À l'époque, le budget annuel du PARI gravitait autour des 85 millions de dollars (fonds des autres sources inclus). Le comité de la Chambre des communes en avait recommandé une hausse draconienne, à 220 millions de dollars en 1998. Le CNRC préconisait plutôt un budget de 125 millions, car il craignait d'être incapable de gérer celui de 220 millions sans passer par une augmentation considérable du bataillon de conseillers en technologie industrielle ni de s'occuper de diverses initiatives pour le compte des autres organismes ou ministères.
En 1993, le gouvernement donna finalement suite aux demandes réitérées concernant le redressement du budget du PARI, appuyées par une multitude de clients, de groupes industriels et même le Conseil consultatif national des sciences et de la technologie (CCNST), son propre organe consultatif, en approuvant une hausse de 83,3 millions de dollars en cinq ans qui permettrait au PARI de porter le nombre de conseillers en technologie industrielle de 75 à 225. Deux tiers de ces derniers travailleraient avec des organisations faisant partie du réseau du programme. (Research Money, 16 décembre 1992)
Départ de Perron : les motifs
Malgré les liens étroits qu'il entretenait avec l'administration fédérale du « centre-ville », le président ne cessait de voir ses frustrations augmenter à cause de ce qu'il appelait de « l'intransigeance budgétaire » et l'incapacité des politiciens et des fonctionnaires à reconnaître à leur juste valeur les contributions du CNRC à l'économie canadienne et à l'économie du savoir.
Perron annonça qu'il quitterait son poste dans une lettre de quatre pages, envoyée aux employés en août 1993, dix mois avant la fin de son mandat. Dans sa lettre, il exhortait le gouvernement à nommer « sans tarder » son successeur, afin que « le prochain plan à long terme puisse être finalisé et intégré au processus décisionnel gouvernemental ».
Perron prit cette décision lorsqu'on l'informa que le CNRC n'échapperait pas aux coupes générales que subiraient les opérations du gouvernement. Résultat : les activités du CNRC se résorbèrent jusqu'à 15 % entre 1995 et 2000. (Research Money, 8 septembre 1993)

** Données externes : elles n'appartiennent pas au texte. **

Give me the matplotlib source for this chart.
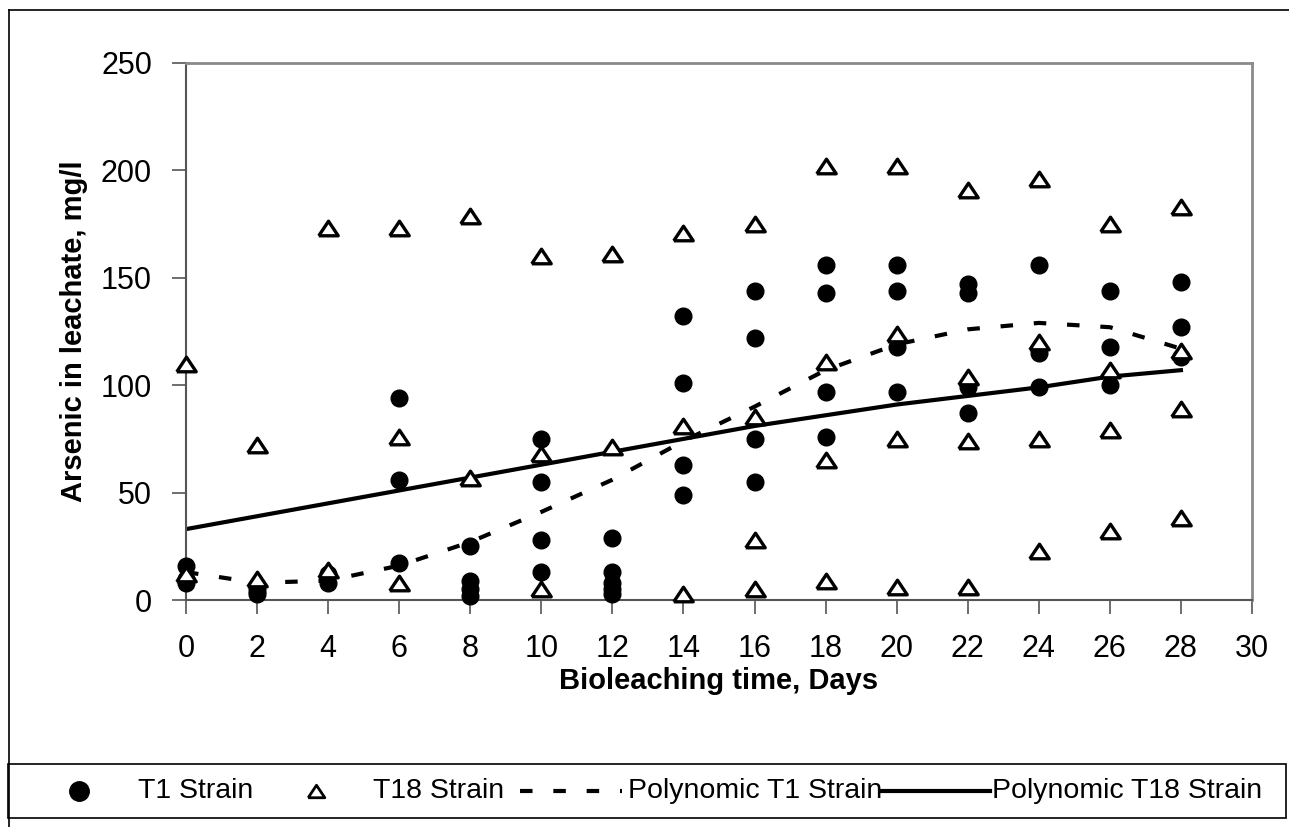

Perron avait aussi reçu pour instruction d'affecter une partie des fonds du CNRC à d'autres priorités fédérales en matière de science, notamment l'Observatoire de neutrinos de Sudbury, dont les coûts s'étaient avérés supérieurs à ceux prévus au départ. Perron ne manqua pas d'exprimer sa frustration dans sa lettre aux employés du CNRC.
« Notre gouvernement ne devrait pas affaiblir davantage le soutien déjà anémique qu'il apporte à la R-D par des réductions et des coupes… De telles mesures sont vouées à l'échec, car elles ne font qu'affaiblir encore plus l'infrastructure nationale et mettent en danger la compétitivité du pays à long terme… Tous les paliers du gouvernement et le secteur privé doivent se donner la main pour doubler, sinon plus, les efforts nationaux déployés dans la R-D au cours de la prochaine décennie si l'on veut que le Canada ait la moindre chance de figurer parmi les grandes puissances économiques. Malheureusement, le taux de croissance de l'économie et la lourdeur de la dette nationale deviennent une telle fixation que l'on néglige souvent ces importantes considérations. Pour composer avec les réalités fiscales, on a tendance à se concentrer sur les économies rapides, tout en perdant de vue le long terme et les répercussions désastreuses de pareilles décisions. »
« Il est resté cinq ans, jusqu'à ce qu'il n'en puisse plus. À la fin, son seul souhait était de partir », confie Willis. « Certes, il connaissait les politiciens et savait comment composer avec eux. Il parlait leur langage. Il a entrepris de profonds changements durant ses premières années au CNRC et a terminé ce que Kerwin avait commencé. »
En dépit de sa brièveté, la présidence de Perron eut un impact largement qualifié de significatif. Perron guida le CNRC à travers les réalités fiscales de l'époque et restructura l'organisation afin qu'elle réponde aux enjeux auxquels le Canada était confronté à l'aube du numérique, avec l'émergence de la biotechnologie et de la science des matériaux. Quoiqu'elles ne soient pas reconnues par tous au CNRC, on admet désormais que les réalisations de ce fonctionnaire aguerri, de formation scientifique, ont préparé le terrain à l'intégration au plus vaste écosystème de la S-T fédérale que vit maintenant le CNRC ainsi qu'à ses contributions à cet écosystème.
Après avoir quitté le CNRC, Perron laissa la fonction publique pour prendre sa retraite à Cap-Rouge, en banlieue de Québec.